Short task » In the listing below, locate the line with "What Plotly code" and the line with "import plotly.graph_objects as go", then output both and everything between them exactly, minus any pictures.

Dataset records »
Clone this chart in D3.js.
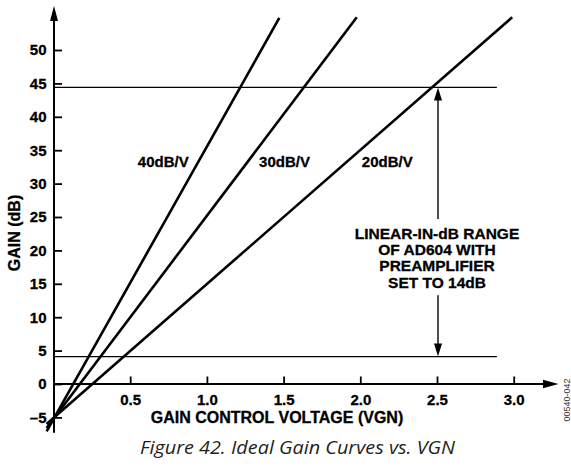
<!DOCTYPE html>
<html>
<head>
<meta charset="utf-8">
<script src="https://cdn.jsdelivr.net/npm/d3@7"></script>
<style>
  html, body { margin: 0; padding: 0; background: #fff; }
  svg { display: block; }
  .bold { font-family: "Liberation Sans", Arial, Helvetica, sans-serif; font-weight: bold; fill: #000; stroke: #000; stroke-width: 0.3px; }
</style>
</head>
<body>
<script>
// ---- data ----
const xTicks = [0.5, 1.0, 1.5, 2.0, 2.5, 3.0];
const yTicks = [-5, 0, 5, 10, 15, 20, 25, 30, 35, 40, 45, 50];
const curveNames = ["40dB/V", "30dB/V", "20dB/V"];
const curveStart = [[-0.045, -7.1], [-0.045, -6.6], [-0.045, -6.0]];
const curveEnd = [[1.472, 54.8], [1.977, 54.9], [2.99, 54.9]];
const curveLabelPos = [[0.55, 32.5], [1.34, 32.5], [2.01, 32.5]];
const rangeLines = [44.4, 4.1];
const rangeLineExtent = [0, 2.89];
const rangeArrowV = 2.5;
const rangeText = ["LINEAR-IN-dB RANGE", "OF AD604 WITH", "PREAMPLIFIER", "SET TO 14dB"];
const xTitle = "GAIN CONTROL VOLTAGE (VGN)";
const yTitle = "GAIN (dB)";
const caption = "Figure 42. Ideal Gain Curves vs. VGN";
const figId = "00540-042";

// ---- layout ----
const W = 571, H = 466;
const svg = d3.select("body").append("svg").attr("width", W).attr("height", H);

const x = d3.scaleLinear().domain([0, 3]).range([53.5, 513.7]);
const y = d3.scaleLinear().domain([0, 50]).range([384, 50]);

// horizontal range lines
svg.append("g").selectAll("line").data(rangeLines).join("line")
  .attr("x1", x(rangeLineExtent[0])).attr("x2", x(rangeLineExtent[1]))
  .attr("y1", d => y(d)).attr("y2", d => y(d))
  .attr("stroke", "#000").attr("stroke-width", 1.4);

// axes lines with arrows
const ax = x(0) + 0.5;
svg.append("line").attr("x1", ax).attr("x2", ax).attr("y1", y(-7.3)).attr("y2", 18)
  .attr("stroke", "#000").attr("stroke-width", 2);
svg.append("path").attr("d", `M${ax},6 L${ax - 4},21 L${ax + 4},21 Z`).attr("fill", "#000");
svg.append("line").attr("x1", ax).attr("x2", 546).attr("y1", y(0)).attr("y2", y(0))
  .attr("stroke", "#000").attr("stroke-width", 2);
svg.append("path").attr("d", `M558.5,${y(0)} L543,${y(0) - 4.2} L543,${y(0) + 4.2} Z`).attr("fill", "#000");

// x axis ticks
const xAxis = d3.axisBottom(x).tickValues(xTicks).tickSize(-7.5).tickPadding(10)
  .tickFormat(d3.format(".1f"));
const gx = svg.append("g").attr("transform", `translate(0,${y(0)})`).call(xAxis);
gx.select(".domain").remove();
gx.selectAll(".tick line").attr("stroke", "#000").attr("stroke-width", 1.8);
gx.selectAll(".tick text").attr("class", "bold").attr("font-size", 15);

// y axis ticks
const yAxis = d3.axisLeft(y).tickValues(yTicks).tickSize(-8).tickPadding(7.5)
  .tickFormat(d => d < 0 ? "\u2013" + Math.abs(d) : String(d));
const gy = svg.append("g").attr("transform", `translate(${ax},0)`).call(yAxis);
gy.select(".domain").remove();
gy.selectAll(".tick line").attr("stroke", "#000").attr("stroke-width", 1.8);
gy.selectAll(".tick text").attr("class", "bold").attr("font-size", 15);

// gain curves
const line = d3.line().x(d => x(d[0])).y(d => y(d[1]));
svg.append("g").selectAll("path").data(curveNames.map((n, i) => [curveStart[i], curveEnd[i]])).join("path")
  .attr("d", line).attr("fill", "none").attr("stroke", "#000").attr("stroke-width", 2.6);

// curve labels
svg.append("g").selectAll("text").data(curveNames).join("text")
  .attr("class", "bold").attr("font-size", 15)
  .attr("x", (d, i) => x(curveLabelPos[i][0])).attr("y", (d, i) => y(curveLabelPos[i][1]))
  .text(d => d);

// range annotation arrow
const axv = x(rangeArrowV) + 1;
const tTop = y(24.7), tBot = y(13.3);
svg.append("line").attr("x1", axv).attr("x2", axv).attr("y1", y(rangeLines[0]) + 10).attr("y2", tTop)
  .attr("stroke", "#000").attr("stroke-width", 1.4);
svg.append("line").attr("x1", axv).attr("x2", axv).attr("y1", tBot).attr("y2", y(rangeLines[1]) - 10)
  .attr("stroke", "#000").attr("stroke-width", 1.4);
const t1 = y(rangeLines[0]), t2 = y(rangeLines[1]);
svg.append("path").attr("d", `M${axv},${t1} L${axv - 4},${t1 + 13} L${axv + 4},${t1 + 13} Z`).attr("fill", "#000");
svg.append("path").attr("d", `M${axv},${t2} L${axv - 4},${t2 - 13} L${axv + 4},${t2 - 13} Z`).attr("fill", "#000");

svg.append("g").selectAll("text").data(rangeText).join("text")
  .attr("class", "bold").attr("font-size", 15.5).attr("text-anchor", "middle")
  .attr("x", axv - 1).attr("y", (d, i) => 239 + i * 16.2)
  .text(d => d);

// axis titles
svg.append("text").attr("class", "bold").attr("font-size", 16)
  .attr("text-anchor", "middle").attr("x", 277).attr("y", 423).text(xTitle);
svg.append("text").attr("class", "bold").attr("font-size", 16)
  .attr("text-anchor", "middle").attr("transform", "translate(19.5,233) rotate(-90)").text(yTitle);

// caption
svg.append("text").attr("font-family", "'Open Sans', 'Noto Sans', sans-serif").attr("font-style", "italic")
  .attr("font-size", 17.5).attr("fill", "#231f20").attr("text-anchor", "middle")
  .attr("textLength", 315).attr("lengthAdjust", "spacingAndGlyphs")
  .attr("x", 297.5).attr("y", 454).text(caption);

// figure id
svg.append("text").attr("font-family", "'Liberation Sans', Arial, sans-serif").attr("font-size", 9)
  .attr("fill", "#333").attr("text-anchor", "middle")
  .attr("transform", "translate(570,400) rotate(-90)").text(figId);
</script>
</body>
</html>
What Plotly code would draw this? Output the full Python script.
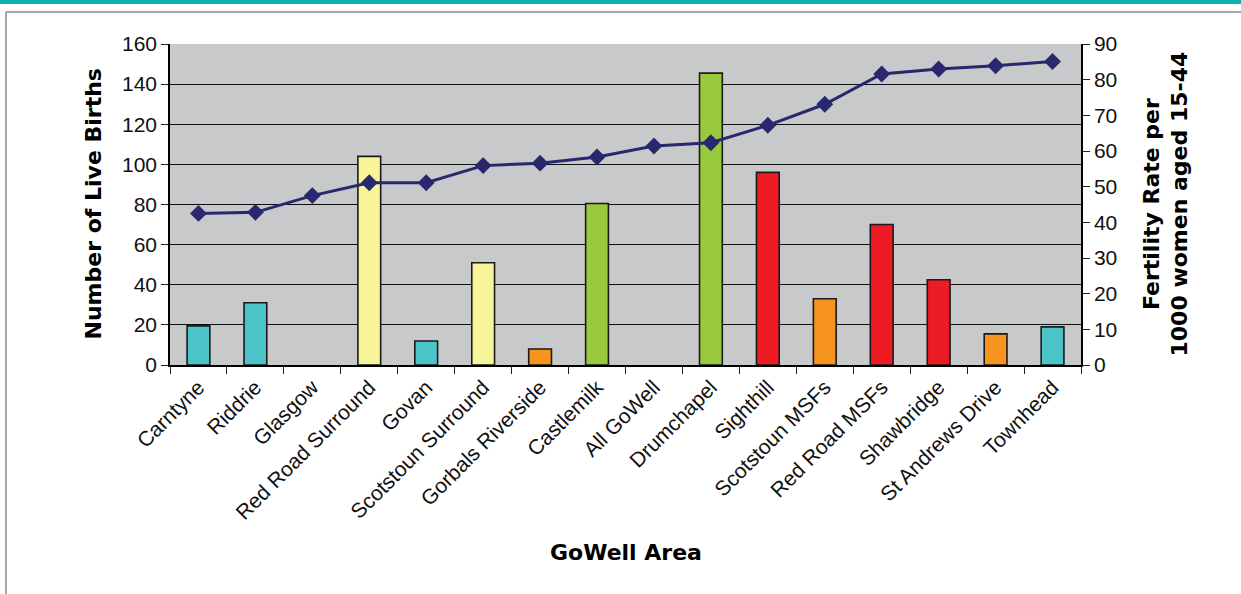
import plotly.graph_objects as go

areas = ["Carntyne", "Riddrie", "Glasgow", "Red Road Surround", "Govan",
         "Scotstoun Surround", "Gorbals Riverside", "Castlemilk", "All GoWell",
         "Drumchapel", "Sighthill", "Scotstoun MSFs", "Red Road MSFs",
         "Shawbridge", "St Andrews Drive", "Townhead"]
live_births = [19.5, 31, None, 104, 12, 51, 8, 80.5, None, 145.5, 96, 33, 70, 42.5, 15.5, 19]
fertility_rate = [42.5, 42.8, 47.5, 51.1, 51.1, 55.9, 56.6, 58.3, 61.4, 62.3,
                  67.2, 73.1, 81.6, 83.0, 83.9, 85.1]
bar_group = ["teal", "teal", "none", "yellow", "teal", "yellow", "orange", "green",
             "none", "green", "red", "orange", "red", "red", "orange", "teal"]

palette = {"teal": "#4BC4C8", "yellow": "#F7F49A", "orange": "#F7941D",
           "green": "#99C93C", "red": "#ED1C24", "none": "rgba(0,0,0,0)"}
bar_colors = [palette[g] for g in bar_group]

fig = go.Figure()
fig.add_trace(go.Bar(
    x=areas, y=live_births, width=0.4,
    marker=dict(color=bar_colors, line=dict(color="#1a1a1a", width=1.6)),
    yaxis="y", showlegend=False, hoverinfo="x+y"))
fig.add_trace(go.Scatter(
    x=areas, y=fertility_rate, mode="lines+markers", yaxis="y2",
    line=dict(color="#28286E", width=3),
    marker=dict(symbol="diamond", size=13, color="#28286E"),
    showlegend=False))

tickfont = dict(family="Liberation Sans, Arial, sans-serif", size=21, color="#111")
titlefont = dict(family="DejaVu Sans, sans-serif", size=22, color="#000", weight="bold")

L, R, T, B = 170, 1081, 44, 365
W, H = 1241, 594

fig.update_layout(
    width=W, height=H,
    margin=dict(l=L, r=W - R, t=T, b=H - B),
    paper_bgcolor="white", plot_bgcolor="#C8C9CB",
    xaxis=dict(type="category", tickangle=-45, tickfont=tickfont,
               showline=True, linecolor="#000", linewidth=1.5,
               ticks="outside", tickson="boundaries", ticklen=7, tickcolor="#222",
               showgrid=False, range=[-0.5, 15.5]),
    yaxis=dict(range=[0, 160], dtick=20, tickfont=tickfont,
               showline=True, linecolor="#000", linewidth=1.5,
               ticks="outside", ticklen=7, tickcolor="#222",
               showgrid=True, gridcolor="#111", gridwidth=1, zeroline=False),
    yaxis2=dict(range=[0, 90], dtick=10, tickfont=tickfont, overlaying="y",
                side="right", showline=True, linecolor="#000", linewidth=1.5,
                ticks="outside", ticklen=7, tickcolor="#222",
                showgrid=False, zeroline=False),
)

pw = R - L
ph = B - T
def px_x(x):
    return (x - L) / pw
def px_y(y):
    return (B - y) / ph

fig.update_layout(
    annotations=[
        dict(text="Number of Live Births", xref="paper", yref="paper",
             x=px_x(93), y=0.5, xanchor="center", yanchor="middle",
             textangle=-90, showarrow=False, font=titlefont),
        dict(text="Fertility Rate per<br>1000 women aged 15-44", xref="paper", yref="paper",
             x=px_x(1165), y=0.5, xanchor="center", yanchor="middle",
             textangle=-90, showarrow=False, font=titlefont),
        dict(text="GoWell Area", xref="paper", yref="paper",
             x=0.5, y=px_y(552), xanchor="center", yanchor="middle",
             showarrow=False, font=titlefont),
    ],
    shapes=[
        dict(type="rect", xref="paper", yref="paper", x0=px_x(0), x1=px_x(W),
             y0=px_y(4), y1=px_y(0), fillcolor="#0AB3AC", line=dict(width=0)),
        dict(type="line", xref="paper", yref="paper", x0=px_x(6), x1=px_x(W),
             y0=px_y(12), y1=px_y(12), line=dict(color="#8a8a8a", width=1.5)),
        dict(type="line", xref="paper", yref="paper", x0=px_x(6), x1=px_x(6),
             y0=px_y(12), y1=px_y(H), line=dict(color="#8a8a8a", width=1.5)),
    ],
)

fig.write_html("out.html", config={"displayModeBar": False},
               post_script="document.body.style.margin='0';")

Reply »
What Plotly code would draw this? Output the full Python script.
import plotly.graph_objects as go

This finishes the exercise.